SET PROBLEM:
Repeat the listing word for word. No pictures belong in the copy.

DATA SHOWN:

****************************************

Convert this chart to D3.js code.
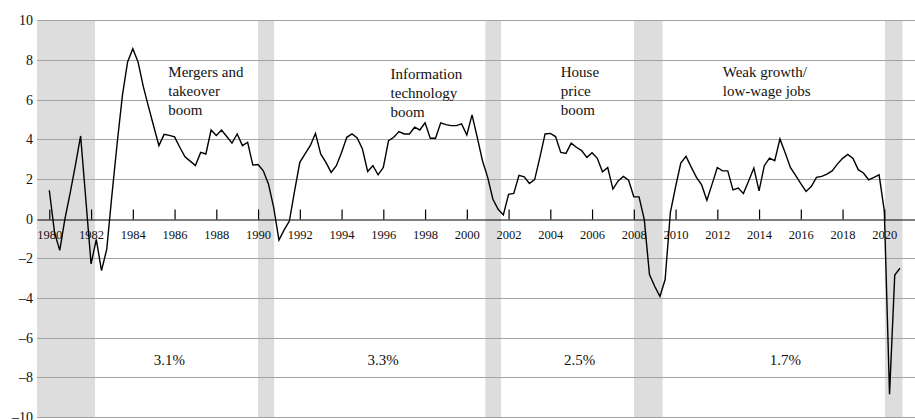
<!DOCTYPE html>
<html>
<head>
<meta charset="utf-8">
<script src="https://cdn.jsdelivr.net/npm/d3@7"></script>
<style>
  html, body { margin: 0; padding: 0; background: #fff; }
  svg { display: block; font-family: "Liberation Serif", "DejaVu Serif", serif; }
</style>
</head>
<body>
<div id="chart"></div>
<script>
// Year-over-year growth, one value per quarter, 1980Q1 .. 2020Q4
var firstYear = 1980;
var growth = [
  1.43, -0.7, -1.6, 0.0,     // 1980
  1.3, 2.7, 4.17, 0.95,      // 1981
  -2.28, -1.05, -2.62, -1.55,// 1982
  1.2, 3.8, 6.2, 7.9,        // 1983
  8.57, 7.9, 6.67, 5.65,     // 1984
  4.66, 3.68, 4.25, 4.2,     // 1985
  4.12, 3.6, 3.12, 2.9,      // 1986
  2.68, 3.34, 3.26, 4.47,    // 1987
  4.19, 4.47, 4.14, 3.81,    // 1988
  4.27, 3.68, 3.85, 2.70,    // 1989
  2.73, 2.41, 1.74, 0.56,    // 1990
  -1.08, -0.57, -0.12, 1.4,  // 1991
  2.84, 3.26, 3.68, 4.3,     // 1992
  3.26, 2.84, 2.33, 2.67,    // 1993
  3.34, 4.1, 4.27, 4.07,     // 1994
  3.51, 2.38, 2.67, 2.21,    // 1995
  2.58, 3.93, 4.1, 4.39,     // 1996
  4.27, 4.27, 4.61, 4.47,    // 1997
  4.83, 4.05, 4.05, 4.83,    // 1998
  4.74, 4.69, 4.69, 4.78,    // 1999
  4.22, 5.23, 4.1, 2.92,     // 2000
  2.08, 0.98, 0.47, 0.19,    // 2001
  1.23, 1.27, 2.18, 2.11,    // 2002
  1.77, 1.97, 3.09, 4.27,    // 2003
  4.3, 4.14, 3.34, 3.29,     // 2004
  3.81, 3.6, 3.43, 3.09,     // 2005
  3.32, 3.04, 2.36, 2.58,    // 2006
  1.49, 1.9, 2.13, 1.94,     // 2007
  1.1, 1.1, -0.03, -2.82,    // 2008
  -3.41, -3.92, -3.07, 0.3,  // 2009
  1.6, 2.8, 3.14, 2.6,       // 2010
  2.08, 1.7, 0.93, 1.74,     // 2011
  2.58, 2.41, 2.41, 1.45,    // 2012
  1.54, 1.27, 1.9, 2.55,     // 2013
  1.4, 2.67, 3.05, 2.92,     // 2014
  4.02, 3.32, 2.58, 2.18,    // 2015
  1.77, 1.37, 1.62, 2.08,    // 2016
  2.13, 2.25, 2.41, 2.75,    // 2017
  3.04, 3.24, 3.04, 2.47,    // 2018
  2.3, 1.96, 2.08, 2.21,     // 2019
  0.39, -8.85, -2.84, -2.5   // 2020
];

// Shaded recessions (decimal years)
var recessionStart = [1979.41, 1990.0, 2000.89, 2008.01, 2020.03];
var recessionEnd   = [1982.19, 1990.77, 2001.64, 2009.38, 2020.87];

var yTicks = [-10, -8, -6, -4, -2, 0, 2, 4, 6, 8, 10];
var xTickYears = [1980, 1982, 1984, 1986, 1988, 1990, 1992, 1994, 1996, 1998, 2000,
                  2002, 2004, 2006, 2008, 2010, 2012, 2014, 2016, 2018, 2020];

var boomLabels = [
  ["Mergers and", "takeover", "boom"],
  ["Information", "technology", "boom"],
  ["House", "price", "boom"],
  ["Weak growth/", "low-wage jobs"]
];
var averageLabels = ["3.1%", "3.3%", "2.5%", "1.7%"];

var W = 915, H = 420;
var margin = {top: 20.3, right: 0, bottom: 3, left: 37};

var svg = d3.select("#chart")
  .append("svg")
  .attr("width", W)
  .attr("height", H);

var x = d3.scaleLinear()
  .domain([1979.41, 2021.47])
  .range([margin.left, W - margin.right]);

var y = d3.scaleLinear()
  .domain([-10, 10])
  .range([H - margin.bottom, margin.top]);

// recession bands
svg.append("g")
  .selectAll("rect")
  .data(recessionStart)
  .join("rect")
    .attr("x", d => x(d))
    .attr("y", y(10))
    .attr("width", (d, i) => x(recessionEnd[i]) - x(d))
    .attr("height", y(-10) - y(10))
    .attr("fill", "#dddddd");

// horizontal grid
svg.append("g")
  .selectAll("line")
  .data(yTicks.filter(d => d !== 0))
  .join("line")
    .attr("x1", margin.left)
    .attr("x2", W - margin.right)
    .attr("y1", d => Math.round(y(d)) + 0.5)
    .attr("y2", d => Math.round(y(d)) + 0.5)
    .attr("stroke", "#a3a3a3")
    .attr("stroke-width", 1);

// y labels
var fmt = d => d < 0 ? "\u2013" + Math.abs(d) : String(d);
svg.append("g")
  .attr("transform", `translate(${margin.left},0)`)
  .call(d3.axisLeft(y).tickValues(yTicks).tickFormat(fmt).tickSize(0).tickPadding(4))
  .call(g => g.select(".domain").remove())
  .call(g => g.selectAll("text")
      .attr("font-family", "Liberation Serif, serif")
      .attr("font-size", 14)
      .attr("fill", "#111"));

// zero line with upward ticks and year labels below it
var y0 = Math.round(y(0)) + 0.5;
svg.append("g")
  .attr("transform", `translate(0,${y0})`)
  .call(d3.axisBottom(x).tickValues(xTickYears).tickFormat(d3.format("d"))
      .tickSizeInner(-10).tickSizeOuter(0).tickPadding(11))
  .call(g => g.select(".domain").attr("stroke", "#000").attr("stroke-width", 1.2))
  .call(g => g.selectAll(".tick line").attr("stroke", "#000").attr("stroke-width", 1.2))
  .call(g => g.selectAll("text")
      .attr("font-family", "Liberation Serif, serif")
      .attr("font-size", 12.5)
      .attr("fill", "#111"));

// growth line
var line = d3.line()
  .x((d, i) => x(firstYear + i / 4))
  .y(d => y(d));

svg.append("path")
  .datum(growth)
  .attr("fill", "none")
  .attr("stroke", "#000")
  .attr("stroke-width", 1.4)
  .attr("stroke-linejoin", "miter")
  .attr("d", line);

// annotations, anchored in data units
var boomAt = [[1985.70, 7.15], [1996.35, 7.05], [2004.50, 7.15], [2012.26, 7.15]];
var averageAt = [1985.75, 1995.99, 2005.41, 2015.26];

boomLabels.forEach(function(lines, i) {
  var t = svg.append("text")
    .attr("x", x(boomAt[i][0]))
    .attr("y", y(boomAt[i][1]))
    .attr("font-size", 15)
    .attr("fill", "#111");
  lines.forEach(function(s, j) {
    t.append("tspan")
      .attr("x", x(boomAt[i][0]))
      .attr("dy", j === 0 ? 0 : 19)
      .text(s);
  });
});

svg.append("g")
  .selectAll("text")
  .data(averageLabels)
  .join("text")
    .attr("x", (d, i) => x(averageAt[i]))
    .attr("y", y(-7.37))
    .attr("text-anchor", "middle")
    .attr("font-size", 15)
    .attr("fill", "#111")
    .text(d => d);
</script>
</body>
</html>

****************************************

TASK SOLUTION:
Convert this chart to D3.js code.
<!DOCTYPE html>
<html>
<head>
<meta charset="utf-8">
<script src="https://cdn.jsdelivr.net/npm/d3@7"></script>
<style>
  html, body { margin: 0; padding: 0; background: #fff; }
  svg { display: block; font-family: "Liberation Serif", "DejaVu Serif", serif; }
</style>
</head>
<body>
<div id="chart"></div>
<script>
// Year-over-year growth, one value per quarter, 1980Q1 .. 2020Q4
var firstYear = 1980;
var growth = [
  1.43, -0.7, -1.6, 0.0,     // 1980
  1.3, 2.7, 4.17, 0.95,      // 1981
  -2.28, -1.05, -2.62, -1.55,// 1982
  1.2, 3.8, 6.2, 7.9,        // 1983
  8.57, 7.9, 6.67, 5.65,     // 1984
  4.66, 3.68, 4.25, 4.2,     // 1985
  4.12, 3.6, 3.12, 2.9,      // 1986
  2.68, 3.34, 3.26, 4.47,    // 1987
  4.19, 4.47, 4.14, 3.81,    // 1988
  4.27, 3.68, 3.85, 2.70,    // 1989
  2.73, 2.41, 1.74, 0.56,    // 1990
  -1.08, -0.57, -0.12, 1.4,  // 1991
  2.84, 3.26, 3.68, 4.3,     // 1992
  3.26, 2.84, 2.33, 2.67,    // 1993
  3.34, 4.1, 4.27, 4.07,     // 1994
  3.51, 2.38, 2.67, 2.21,    // 1995
  2.58, 3.93, 4.1, 4.39,     // 1996
  4.27, 4.27, 4.61, 4.47,    // 1997
  4.83, 4.05, 4.05, 4.83,    // 1998
  4.74, 4.69, 4.69, 4.78,    // 1999
  4.22, 5.23, 4.1, 2.92,     // 2000
  2.08, 0.98, 0.47, 0.19,    // 2001
  1.23, 1.27, 2.18, 2.11,    // 2002
  1.77, 1.97, 3.09, 4.27,    // 2003
  4.3, 4.14, 3.34, 3.29,     // 2004
  3.81, 3.6, 3.43, 3.09,     // 2005
  3.32, 3.04, 2.36, 2.58,    // 2006
  1.49, 1.9, 2.13, 1.94,     // 2007
  1.1, 1.1, -0.03, -2.82,    // 2008
  -3.41, -3.92, -3.07, 0.3,  // 2009
  1.6, 2.8, 3.14, 2.6,       // 2010
  2.08, 1.7, 0.93, 1.74,     // 2011
  2.58, 2.41, 2.41, 1.45,    // 2012
  1.54, 1.27, 1.9, 2.55,     // 2013
  1.4, 2.67, 3.05, 2.92,     // 2014
  4.02, 3.32, 2.58, 2.18,    // 2015
  1.77, 1.37, 1.62, 2.08,    // 2016
  2.13, 2.25, 2.41, 2.75,    // 2017
  3.04, 3.24, 3.04, 2.47,    // 2018
  2.3, 1.96, 2.08, 2.21,     // 2019
  0.39, -8.85, -2.84, -2.5   // 2020
];

// Shaded recessions (decimal years)
var recessionStart = [1979.41, 1990.0, 2000.89, 2008.01, 2020.03];
var recessionEnd   = [1982.19, 1990.77, 2001.64, 2009.38, 2020.87];

var yTicks = [-10, -8, -6, -4, -2, 0, 2, 4, 6, 8, 10];
var xTickYears = [1980, 1982, 1984, 1986, 1988, 1990, 1992, 1994, 1996, 1998, 2000,
                  2002, 2004, 2006, 2008, 2010, 2012, 2014, 2016, 2018, 2020];

var boomLabels = [
  ["Mergers and", "takeover", "boom"],
  ["Information", "technology", "boom"],
  ["House", "price", "boom"],
  ["Weak growth/", "low-wage jobs"]
];
var averageLabels = ["3.1%", "3.3%", "2.5%", "1.7%"];

var W = 915, H = 420;
var margin = {top: 20.3, right: 0, bottom: 3, left: 37};

var svg = d3.select("#chart")
  .append("svg")
  .attr("width", W)
  .attr("height", H);

var x = d3.scaleLinear()
  .domain([1979.41, 2021.47])
  .range([margin.left, W - margin.right]);

var y = d3.scaleLinear()
  .domain([-10, 10])
  .range([H - margin.bottom, margin.top]);

// recession bands
svg.append("g")
  .selectAll("rect")
  .data(recessionStart)
  .join("rect")
    .attr("x", d => x(d))
    .attr("y", y(10))
    .attr("width", (d, i) => x(recessionEnd[i]) - x(d))
    .attr("height", y(-10) - y(10))
    .attr("fill", "#dddddd");

// horizontal grid
svg.append("g")
  .selectAll("line")
  .data(yTicks.filter(d => d !== 0))
  .join("line")
    .attr("x1", margin.left)
    .attr("x2", W - margin.right)
    .attr("y1", d => Math.round(y(d)) + 0.5)
    .attr("y2", d => Math.round(y(d)) + 0.5)
    .attr("stroke", "#a3a3a3")
    .attr("stroke-width", 1);

// y labels
var fmt = d => d < 0 ? "\u2013" + Math.abs(d) : String(d);
svg.append("g")
  .attr("transform", `translate(${margin.left},0)`)
  .call(d3.axisLeft(y).tickValues(yTicks).tickFormat(fmt).tickSize(0).tickPadding(4))
  .call(g => g.select(".domain").remove())
  .call(g => g.selectAll("text")
      .attr("font-family", "Liberation Serif, serif")
      .attr("font-size", 14)
      .attr("fill", "#111"));

// zero line with upward ticks and year labels below it
var y0 = Math.round(y(0)) + 0.5;
svg.append("g")
  .attr("transform", `translate(0,${y0})`)
  .call(d3.axisBottom(x).tickValues(xTickYears).tickFormat(d3.format("d"))
      .tickSizeInner(-10).tickSizeOuter(0).tickPadding(11))
  .call(g => g.select(".domain").attr("stroke", "#000").attr("stroke-width", 1.2))
  .call(g => g.selectAll(".tick line").attr("stroke", "#000").attr("stroke-width", 1.2))
  .call(g => g.selectAll("text")
      .attr("font-family", "Liberation Serif, serif")
      .attr("font-size", 12.5)
      .attr("fill", "#111"));

// growth line
var line = d3.line()
  .x((d, i) => x(firstYear + i / 4))
  .y(d => y(d));

svg.append("path")
  .datum(growth)
  .attr("fill", "none")
  .attr("stroke", "#000")
  .attr("stroke-width", 1.4)
  .attr("stroke-linejoin", "miter")
  .attr("d", line);

// annotations, anchored in data units
var boomAt = [[1985.70, 7.15], [1996.35, 7.05], [2004.50, 7.15], [2012.26, 7.15]];
var averageAt = [1985.75, 1995.99, 2005.41, 2015.26];

boomLabels.forEach(function(lines, i) {
  var t = svg.append("text")
    .attr("x", x(boomAt[i][0]))
    .attr("y", y(boomAt[i][1]))
    .attr("font-size", 15)
    .attr("fill", "#111");
  lines.forEach(function(s, j) {
    t.append("tspan")
      .attr("x", x(boomAt[i][0]))
      .attr("dy", j === 0 ? 0 : 19)
      .text(s);
  });
});

svg.append("g")
  .selectAll("text")
  .data(averageLabels)
  .join("text")
    .attr("x", (d, i) => x(averageAt[i]))
    .attr("y", y(-7.37))
    .attr("text-anchor", "middle")
    .attr("font-size", 15)
    .attr("fill", "#111")
    .text(d => d);
</script>
</body>
</html>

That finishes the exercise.